L’édito de Fabrice Grosfilley : jouer le gouvernement bruxellois à la roulette russe
Forcer la chance. Ça peut réussir et on criera au génie. Ça peut aussi rater et on hurlera aux apprentis sorciers. Elke Van den Brandt et David Leisterh ont décidé de forcer la négociation en vue de former un gouvernement. Les deux coformateurs de la Région bruxelloise ont organisé hier une réunion associant francophones et néerlandophones. La première réunion du genre depuis les élections du 9 juin. Il aura donc fallu 77 jours pour réussir à mettre sur pied une première réunion. Et accoucher d’une déconvenue majeure. Il n’y avait hier que 6 partis autour de la table.
Côté francophone, donc MR, socialistes et Engagés. Côté néerlandophone, Groen, Vooruit et l’Open VLD. Le CD&V, qui avait été invité, ne s’est pas présenté. Et c’est là tout le problème. Ces 6 partis prêts à négocier ont une majorité dans le collège francophone. Ils ne l’ont pas dans le collège néerlandophone. Depuis 77 jours, ou presque, Elke Van den Brandt et David Leisterh tentent de convaincre le CD&V de Benjamin Dalle de se joindre à eux. Et depuis 77 jours, ou presque, Benjamin Dalle refuse. Les pressions via l’étage fédéral et Sammy Mahdi (son président de parti) n’y changent rien. Le CD&V n’est pas intéressé pour gouverner à Bruxelles. Il estime être un des perdants de l’élection et ne voit pas pourquoi il dépannerait une majorité minoritaire. Et ce d’autant plus qu’il n’y a que 3 postes de ministres néerlandophones, il ne serait donc même pas assuré de pouvoir siéger à la table du gouvernement.
Peut-on commencer à négocier sans le CD&V dans l’espoir qu’il se joigne à la coalition un peu plus tard, une fois par exemple que les négociations à la Région flamande auront abouti ? Ou peut-on tenter le coup de présenter une équipe minoritaire dans le collège néerlandophone et voir si l’un ou l’autre membre de l’opposition ne s’abstiendrait pas au moment du vote sur l’installation ? C’est prendre le risque d’un bricolage constitutionnel. Un bricolage que serait prêt à tenter une partie des négociateurs tant la situation leur semble bloquée. Pourtant, il existe des alternatives. Appeler la N-VA à rejoindre les discussions, deux députés. Ou Fouad Ahidar, qui en compte 3. Cela offrirait plus de stabilité juridique. Mais pour des raisons politiques, les négociateurs aujourd’hui autour de la table s’y refusent. Ils préfèrent continuer à miser sur le CD&V, à croire que celui-ci pourra changer d’avis. Pour rappel, le CD&V a obtenu 5102 voix lors des élections du 9 juin. Il n’a décroché qu’un siège de député. Mais c’est ce siège de député qui peut faire réussir ou capoter la négociation qu’on essaye de lancer.

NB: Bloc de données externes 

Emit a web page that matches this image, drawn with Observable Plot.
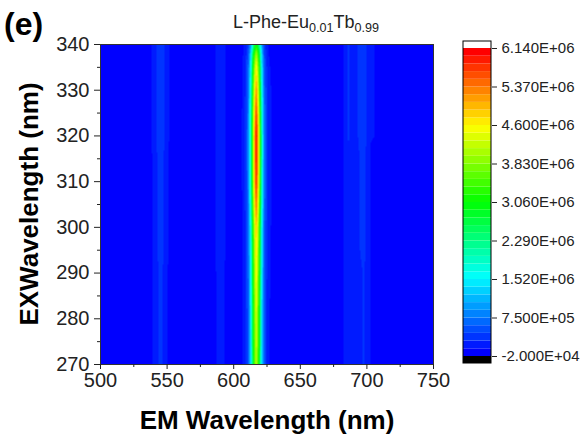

Aujourd’hui, il y a un constat qui s’impose à tous. C’est le dysfonctionnement structurel des institutions bruxelloises. Ce système de double collège et de représentation garantie de la minorité néerlandophone ne fonctionne plus. Et pire, c’est devenu un facteur de blocage. Il ne fonctionne plus parce qu’on voit très clairement que les candidats qui se présentent dans le groupe linguistique néerlandais ne sont pas toujours néerlandophones. Certains candidats de la liste Team Ahidar ou la liste Viva Palestina auraient pu se présenter du côté francophone. En 2019, c’était la liste Agora ou la liste DierAnimal. Les électeurs eux-mêmes passent d’un collège linguistique à l’autre. Une partie du score d’Elke Van den Brandt, par exemple, provient sans doute d’électeurs francophones. Ce système est aujourd’hui un facteur de blocage, puisqu’il faut au moins le soutien de 9 des 17 élus néerlandophones du parlement régional pour pouvoir former une majorité. C’est donc une évidence sur laquelle il va falloir se pencher dans les prochains mois ou les prochaines années : le système de représentation garantie doit être repensé, et il faut trouver autre chose que ce double collège où, avec un seul élu, on est en mesure de tout bloquer. La démocratie bruxelloise mérite mieux que cela. On ne peut pas s’empêcher d’écarquiller les yeux quand on voit que des négociateurs actuels, qui représentent quand même six partis qui ne sont pas les plus petits, sont désormais tentés ou contraints de jouer la négociation d’un gouvernement à la roulette russe.